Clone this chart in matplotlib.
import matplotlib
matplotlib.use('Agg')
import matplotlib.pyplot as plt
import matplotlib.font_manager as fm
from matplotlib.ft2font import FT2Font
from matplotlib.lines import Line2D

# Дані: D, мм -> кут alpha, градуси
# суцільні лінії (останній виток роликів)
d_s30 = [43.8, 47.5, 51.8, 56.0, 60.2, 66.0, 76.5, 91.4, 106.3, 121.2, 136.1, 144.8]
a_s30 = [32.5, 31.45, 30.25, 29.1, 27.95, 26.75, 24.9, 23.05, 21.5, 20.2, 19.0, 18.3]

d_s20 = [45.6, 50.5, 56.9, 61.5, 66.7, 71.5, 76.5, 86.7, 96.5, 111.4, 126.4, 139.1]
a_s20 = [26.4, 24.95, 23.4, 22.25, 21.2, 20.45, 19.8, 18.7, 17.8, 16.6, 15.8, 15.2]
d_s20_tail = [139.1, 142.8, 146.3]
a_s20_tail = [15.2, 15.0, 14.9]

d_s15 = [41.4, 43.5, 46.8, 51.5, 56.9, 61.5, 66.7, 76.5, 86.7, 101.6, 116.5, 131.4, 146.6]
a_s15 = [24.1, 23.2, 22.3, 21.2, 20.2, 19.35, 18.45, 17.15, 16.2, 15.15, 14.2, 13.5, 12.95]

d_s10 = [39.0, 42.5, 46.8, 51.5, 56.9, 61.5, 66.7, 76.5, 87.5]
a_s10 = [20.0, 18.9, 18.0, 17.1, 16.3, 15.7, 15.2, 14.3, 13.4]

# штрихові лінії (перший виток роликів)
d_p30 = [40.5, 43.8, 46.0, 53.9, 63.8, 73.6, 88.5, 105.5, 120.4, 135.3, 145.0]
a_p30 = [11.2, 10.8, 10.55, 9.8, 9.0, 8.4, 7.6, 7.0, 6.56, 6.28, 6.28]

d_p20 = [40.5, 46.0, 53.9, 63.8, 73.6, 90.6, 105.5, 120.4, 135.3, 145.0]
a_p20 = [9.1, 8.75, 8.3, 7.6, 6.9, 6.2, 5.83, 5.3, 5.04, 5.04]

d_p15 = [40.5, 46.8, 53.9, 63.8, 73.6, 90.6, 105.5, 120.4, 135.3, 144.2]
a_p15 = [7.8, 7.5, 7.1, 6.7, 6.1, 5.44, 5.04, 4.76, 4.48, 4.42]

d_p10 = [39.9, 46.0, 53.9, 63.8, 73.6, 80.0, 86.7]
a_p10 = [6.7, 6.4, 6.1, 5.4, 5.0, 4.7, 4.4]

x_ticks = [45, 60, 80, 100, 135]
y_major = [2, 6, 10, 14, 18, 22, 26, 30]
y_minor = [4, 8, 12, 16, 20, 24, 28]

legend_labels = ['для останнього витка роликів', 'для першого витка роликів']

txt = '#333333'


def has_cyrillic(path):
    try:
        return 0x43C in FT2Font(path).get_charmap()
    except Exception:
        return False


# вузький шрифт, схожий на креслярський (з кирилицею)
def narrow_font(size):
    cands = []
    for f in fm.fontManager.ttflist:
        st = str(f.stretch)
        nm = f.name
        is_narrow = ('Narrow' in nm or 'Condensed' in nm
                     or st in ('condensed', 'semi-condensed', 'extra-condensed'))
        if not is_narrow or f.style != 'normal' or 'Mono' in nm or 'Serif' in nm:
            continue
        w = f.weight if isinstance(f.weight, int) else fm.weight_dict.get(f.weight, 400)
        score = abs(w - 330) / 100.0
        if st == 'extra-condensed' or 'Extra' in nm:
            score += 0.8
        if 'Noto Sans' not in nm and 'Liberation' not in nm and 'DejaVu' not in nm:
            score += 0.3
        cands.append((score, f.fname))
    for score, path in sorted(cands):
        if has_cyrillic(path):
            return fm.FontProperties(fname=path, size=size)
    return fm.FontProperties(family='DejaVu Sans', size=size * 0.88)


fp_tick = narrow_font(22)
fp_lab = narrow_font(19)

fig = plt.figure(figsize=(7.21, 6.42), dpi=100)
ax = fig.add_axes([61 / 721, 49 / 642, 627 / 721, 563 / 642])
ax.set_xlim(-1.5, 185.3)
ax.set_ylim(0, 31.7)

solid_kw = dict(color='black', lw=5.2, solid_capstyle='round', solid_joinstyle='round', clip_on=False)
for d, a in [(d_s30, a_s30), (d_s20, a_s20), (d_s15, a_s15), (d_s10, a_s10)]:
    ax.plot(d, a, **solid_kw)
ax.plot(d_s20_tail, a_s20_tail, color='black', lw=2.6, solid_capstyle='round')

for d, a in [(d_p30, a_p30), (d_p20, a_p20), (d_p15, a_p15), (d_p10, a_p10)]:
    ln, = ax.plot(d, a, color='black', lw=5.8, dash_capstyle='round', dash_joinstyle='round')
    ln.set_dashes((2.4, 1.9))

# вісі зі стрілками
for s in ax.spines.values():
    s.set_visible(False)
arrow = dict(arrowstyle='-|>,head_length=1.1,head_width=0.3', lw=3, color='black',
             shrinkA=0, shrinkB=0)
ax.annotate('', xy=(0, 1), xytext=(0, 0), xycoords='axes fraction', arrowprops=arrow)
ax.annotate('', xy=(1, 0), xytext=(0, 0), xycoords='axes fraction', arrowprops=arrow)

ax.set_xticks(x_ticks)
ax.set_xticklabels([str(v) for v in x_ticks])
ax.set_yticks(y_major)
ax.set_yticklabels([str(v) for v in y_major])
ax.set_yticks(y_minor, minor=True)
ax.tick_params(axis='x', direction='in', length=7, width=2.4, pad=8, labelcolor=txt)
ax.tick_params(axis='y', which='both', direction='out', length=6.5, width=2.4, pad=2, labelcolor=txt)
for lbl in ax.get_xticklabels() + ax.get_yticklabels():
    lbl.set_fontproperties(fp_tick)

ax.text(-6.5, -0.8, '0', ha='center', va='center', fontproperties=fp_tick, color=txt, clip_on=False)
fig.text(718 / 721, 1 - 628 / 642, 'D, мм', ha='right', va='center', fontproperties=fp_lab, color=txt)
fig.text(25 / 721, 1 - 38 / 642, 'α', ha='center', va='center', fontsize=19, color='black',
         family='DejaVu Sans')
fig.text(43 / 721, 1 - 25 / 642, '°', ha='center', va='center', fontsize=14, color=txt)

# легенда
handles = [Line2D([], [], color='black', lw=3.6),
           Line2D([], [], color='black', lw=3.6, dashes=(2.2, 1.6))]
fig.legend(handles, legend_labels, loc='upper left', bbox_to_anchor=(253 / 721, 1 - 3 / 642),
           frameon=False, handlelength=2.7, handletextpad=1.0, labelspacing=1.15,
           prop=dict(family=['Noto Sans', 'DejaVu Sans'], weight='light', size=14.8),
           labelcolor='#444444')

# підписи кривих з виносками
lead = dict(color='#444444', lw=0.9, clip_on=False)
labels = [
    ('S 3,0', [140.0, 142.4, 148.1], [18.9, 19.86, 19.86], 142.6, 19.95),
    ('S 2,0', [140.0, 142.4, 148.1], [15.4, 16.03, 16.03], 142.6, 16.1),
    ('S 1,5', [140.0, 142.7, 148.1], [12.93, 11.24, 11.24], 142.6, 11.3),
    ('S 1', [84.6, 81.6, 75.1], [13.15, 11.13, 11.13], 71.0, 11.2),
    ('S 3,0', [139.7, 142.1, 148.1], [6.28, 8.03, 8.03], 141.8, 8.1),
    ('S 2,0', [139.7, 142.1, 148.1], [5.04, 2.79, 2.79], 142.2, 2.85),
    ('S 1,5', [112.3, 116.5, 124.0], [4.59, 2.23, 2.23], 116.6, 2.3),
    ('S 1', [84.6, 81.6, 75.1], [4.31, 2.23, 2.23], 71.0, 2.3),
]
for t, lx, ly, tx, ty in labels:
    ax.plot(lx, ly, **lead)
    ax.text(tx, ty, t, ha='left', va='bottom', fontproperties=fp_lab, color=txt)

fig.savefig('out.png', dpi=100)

____

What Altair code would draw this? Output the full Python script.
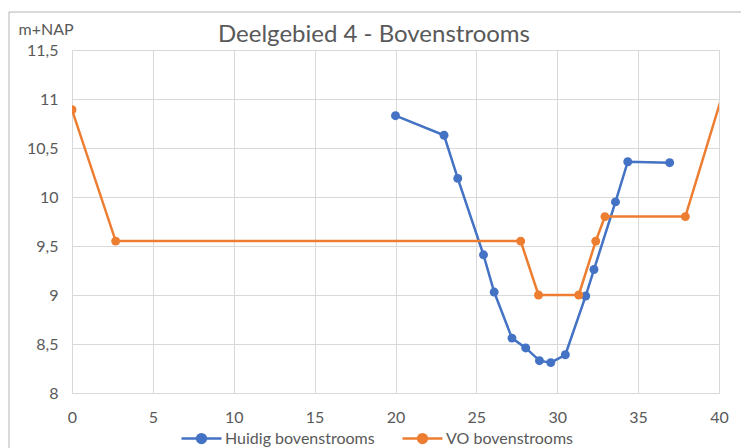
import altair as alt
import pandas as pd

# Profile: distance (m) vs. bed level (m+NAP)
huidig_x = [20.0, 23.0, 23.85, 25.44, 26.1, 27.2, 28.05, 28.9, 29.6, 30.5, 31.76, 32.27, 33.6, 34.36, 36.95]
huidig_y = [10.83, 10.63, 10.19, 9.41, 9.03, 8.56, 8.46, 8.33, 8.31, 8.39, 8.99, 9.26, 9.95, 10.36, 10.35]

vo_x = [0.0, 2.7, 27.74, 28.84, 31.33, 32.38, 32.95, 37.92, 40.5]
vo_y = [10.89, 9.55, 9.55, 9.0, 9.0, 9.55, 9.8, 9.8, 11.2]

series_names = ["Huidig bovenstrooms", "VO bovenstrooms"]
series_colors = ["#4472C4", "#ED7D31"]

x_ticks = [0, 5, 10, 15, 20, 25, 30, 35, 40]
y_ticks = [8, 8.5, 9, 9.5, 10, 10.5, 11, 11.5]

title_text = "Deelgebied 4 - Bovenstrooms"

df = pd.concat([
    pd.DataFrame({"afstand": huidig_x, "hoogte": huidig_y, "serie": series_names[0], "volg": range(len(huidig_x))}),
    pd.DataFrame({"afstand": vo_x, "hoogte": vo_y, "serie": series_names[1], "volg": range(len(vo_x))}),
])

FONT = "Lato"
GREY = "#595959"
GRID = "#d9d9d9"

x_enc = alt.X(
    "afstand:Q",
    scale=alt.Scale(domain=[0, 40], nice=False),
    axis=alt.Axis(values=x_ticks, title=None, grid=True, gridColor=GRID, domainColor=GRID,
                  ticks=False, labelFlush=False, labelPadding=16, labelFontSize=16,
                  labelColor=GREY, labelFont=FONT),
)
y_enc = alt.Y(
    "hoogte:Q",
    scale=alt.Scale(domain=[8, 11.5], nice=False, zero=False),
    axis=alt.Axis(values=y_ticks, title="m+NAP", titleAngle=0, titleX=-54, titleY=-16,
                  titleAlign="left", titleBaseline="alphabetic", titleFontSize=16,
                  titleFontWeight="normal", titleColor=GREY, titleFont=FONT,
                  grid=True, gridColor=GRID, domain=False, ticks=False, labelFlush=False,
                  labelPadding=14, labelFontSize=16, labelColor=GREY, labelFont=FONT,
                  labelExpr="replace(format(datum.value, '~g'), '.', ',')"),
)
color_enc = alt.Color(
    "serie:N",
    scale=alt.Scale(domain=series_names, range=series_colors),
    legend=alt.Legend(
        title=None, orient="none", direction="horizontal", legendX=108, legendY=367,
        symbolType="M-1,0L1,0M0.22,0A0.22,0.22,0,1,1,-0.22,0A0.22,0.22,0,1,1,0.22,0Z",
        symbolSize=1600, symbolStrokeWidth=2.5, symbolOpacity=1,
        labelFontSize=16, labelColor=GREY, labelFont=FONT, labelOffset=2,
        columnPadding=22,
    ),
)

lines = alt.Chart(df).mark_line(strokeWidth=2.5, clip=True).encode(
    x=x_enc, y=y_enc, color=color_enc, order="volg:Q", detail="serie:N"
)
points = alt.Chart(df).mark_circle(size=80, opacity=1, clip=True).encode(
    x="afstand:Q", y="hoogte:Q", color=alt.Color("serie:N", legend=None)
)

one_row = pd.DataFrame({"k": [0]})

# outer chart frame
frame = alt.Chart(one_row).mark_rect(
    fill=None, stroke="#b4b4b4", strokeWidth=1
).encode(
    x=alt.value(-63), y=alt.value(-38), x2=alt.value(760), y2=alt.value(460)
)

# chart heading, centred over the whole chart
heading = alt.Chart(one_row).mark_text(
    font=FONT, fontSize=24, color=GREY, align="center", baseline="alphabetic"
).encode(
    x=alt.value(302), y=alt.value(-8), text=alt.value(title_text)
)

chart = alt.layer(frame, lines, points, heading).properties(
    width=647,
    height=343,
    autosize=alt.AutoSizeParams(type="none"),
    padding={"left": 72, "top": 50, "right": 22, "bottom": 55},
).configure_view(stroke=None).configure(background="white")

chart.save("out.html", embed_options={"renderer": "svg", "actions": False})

____

§ Task requirements:
Return exactly the lines from the one with "What Altair code" to the one with "import pandas as pd", both ends kept, and only those. Images are left out.

§ The completed task:
What Altair code would draw this? Output the full Python script.
import altair as alt
import pandas as pd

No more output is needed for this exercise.